■ INPUT ROWS ■
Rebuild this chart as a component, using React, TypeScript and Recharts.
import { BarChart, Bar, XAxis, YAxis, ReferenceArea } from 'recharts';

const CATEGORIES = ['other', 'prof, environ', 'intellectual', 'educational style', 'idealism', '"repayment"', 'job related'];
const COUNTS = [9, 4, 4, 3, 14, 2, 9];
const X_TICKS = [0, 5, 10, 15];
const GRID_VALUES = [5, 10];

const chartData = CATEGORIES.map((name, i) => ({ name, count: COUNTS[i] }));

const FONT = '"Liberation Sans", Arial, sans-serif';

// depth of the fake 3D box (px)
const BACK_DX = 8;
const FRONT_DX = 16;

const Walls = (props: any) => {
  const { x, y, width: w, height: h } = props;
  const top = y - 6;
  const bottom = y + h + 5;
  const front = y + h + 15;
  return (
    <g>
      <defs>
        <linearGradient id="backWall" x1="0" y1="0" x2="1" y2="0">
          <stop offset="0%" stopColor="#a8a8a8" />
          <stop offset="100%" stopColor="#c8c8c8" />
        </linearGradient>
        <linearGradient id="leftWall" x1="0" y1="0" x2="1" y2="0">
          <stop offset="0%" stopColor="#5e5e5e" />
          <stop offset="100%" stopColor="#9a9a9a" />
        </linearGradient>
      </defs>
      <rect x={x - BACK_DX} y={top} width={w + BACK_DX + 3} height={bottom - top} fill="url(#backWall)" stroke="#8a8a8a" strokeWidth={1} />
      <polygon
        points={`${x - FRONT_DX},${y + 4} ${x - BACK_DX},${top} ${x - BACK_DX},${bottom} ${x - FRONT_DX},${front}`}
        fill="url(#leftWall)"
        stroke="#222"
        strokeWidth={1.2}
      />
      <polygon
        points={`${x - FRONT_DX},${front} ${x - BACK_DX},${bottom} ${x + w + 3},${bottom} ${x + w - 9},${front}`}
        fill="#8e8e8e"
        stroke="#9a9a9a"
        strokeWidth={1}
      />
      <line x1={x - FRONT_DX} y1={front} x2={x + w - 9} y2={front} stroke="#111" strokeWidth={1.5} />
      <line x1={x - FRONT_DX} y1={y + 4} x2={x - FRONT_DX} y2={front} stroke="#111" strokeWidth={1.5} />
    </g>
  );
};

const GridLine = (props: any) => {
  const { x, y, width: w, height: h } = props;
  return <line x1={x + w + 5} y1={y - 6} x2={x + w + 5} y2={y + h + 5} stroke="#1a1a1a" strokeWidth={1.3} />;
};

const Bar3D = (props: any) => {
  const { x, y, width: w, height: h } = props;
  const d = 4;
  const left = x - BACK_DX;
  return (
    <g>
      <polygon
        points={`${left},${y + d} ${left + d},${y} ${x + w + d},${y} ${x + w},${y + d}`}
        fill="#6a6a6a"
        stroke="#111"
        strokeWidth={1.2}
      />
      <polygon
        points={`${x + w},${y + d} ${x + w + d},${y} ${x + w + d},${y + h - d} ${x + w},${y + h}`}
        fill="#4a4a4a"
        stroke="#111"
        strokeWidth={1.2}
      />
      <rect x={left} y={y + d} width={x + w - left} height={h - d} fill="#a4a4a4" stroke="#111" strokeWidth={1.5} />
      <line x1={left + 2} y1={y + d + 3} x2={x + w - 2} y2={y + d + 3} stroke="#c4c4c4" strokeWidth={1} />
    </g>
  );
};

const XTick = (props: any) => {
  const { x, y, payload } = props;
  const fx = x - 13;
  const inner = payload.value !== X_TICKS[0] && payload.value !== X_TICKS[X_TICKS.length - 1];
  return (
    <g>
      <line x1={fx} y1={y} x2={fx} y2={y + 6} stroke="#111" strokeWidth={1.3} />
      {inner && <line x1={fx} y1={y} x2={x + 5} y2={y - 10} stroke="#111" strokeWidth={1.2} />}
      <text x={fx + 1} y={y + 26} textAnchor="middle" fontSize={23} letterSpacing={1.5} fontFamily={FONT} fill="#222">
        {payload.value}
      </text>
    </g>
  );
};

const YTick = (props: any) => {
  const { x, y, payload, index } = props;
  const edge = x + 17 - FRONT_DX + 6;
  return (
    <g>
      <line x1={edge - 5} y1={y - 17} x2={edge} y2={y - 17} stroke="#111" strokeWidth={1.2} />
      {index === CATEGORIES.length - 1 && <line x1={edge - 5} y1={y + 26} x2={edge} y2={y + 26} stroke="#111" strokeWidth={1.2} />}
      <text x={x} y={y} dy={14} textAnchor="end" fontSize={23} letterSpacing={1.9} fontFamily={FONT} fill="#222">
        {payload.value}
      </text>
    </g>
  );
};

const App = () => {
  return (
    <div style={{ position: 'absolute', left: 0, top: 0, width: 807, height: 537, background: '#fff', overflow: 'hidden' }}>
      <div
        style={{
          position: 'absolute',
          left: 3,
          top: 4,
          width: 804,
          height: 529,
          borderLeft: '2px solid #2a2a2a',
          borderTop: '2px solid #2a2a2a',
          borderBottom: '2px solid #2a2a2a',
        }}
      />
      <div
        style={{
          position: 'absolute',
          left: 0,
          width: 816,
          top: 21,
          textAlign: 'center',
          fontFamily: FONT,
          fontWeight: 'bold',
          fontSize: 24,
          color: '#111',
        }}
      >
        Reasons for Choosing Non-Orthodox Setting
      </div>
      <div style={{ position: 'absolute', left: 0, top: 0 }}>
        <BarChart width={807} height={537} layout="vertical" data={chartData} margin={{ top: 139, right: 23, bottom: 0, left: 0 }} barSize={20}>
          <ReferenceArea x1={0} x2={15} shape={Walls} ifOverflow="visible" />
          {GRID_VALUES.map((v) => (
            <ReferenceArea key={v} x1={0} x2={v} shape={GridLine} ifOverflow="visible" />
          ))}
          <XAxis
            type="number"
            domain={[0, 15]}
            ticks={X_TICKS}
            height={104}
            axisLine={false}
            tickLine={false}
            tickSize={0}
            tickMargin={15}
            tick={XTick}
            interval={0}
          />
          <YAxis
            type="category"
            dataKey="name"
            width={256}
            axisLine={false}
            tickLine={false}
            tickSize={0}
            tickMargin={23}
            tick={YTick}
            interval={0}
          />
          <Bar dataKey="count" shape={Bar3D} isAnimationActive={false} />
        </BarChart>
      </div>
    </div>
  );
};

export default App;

...

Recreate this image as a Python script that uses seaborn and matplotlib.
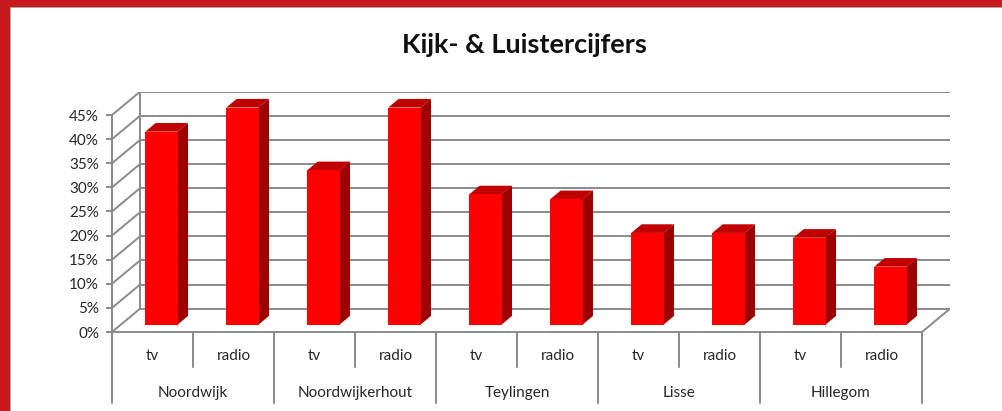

--

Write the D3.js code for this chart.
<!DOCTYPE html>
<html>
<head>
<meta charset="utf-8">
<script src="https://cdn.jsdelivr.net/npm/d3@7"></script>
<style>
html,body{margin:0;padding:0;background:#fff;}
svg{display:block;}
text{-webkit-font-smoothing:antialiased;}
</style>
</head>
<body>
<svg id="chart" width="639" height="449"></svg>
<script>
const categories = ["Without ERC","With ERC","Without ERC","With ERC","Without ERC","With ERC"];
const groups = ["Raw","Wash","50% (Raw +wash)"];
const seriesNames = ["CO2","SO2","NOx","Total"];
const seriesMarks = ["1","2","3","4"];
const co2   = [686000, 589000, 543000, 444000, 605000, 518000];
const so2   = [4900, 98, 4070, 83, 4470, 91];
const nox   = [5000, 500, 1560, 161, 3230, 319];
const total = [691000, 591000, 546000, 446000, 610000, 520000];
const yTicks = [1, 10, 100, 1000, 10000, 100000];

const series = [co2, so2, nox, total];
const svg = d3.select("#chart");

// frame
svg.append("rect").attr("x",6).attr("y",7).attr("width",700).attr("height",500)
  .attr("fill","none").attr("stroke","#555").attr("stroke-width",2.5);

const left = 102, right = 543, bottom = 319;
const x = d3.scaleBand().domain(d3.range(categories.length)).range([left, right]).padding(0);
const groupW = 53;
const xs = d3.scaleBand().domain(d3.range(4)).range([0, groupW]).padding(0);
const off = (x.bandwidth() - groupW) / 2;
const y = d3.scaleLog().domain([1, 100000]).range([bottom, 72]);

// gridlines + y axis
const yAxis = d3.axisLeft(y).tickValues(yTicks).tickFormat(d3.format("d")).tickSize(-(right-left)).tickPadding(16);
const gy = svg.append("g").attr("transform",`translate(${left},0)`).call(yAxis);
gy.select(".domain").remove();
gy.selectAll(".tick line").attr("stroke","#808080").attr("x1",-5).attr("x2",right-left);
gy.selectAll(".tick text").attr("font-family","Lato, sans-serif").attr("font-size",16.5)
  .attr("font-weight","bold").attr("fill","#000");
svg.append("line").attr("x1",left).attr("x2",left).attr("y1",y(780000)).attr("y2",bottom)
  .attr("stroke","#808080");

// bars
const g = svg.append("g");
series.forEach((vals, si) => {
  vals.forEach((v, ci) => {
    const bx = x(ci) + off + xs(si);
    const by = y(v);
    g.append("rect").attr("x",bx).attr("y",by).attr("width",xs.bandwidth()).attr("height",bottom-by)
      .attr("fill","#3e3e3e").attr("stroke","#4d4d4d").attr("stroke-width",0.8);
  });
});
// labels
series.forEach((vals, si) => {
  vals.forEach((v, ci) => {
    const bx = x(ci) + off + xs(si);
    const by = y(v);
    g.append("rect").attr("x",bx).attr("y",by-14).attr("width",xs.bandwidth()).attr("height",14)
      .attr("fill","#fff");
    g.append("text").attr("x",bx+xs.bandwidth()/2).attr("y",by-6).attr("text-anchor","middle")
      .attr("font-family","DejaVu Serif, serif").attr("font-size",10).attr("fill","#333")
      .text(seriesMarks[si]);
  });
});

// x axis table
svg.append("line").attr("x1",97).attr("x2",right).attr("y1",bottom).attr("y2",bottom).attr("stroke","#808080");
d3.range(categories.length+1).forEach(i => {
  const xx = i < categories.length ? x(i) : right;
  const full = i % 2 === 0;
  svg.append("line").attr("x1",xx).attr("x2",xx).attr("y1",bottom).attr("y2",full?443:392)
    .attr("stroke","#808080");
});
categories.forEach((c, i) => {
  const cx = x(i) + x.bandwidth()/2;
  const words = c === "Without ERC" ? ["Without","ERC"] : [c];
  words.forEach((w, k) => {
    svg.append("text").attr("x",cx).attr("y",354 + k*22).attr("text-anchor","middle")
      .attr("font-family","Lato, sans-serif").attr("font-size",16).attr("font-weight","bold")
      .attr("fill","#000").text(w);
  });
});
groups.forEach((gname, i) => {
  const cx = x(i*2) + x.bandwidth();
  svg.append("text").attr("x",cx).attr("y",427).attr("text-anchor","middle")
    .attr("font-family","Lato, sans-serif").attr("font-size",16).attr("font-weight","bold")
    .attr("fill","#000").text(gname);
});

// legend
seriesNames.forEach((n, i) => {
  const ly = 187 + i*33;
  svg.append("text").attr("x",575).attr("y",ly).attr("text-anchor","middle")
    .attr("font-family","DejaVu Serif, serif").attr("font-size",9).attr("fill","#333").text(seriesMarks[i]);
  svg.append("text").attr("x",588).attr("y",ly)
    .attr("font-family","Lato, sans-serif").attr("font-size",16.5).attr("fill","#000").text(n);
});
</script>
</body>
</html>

■ TO BE DONE ■
Quote exactly the lines running from the line with "Rebuild this chart" through the line with "XAxis, YAxis, ReferenceArea", both ends included, and nothing more.

■ WRITTEN RESPONSE ■
Rebuild this chart as a component, using React, TypeScript and Recharts.
import { BarChart, Bar, XAxis, YAxis, ReferenceArea } from 'recharts';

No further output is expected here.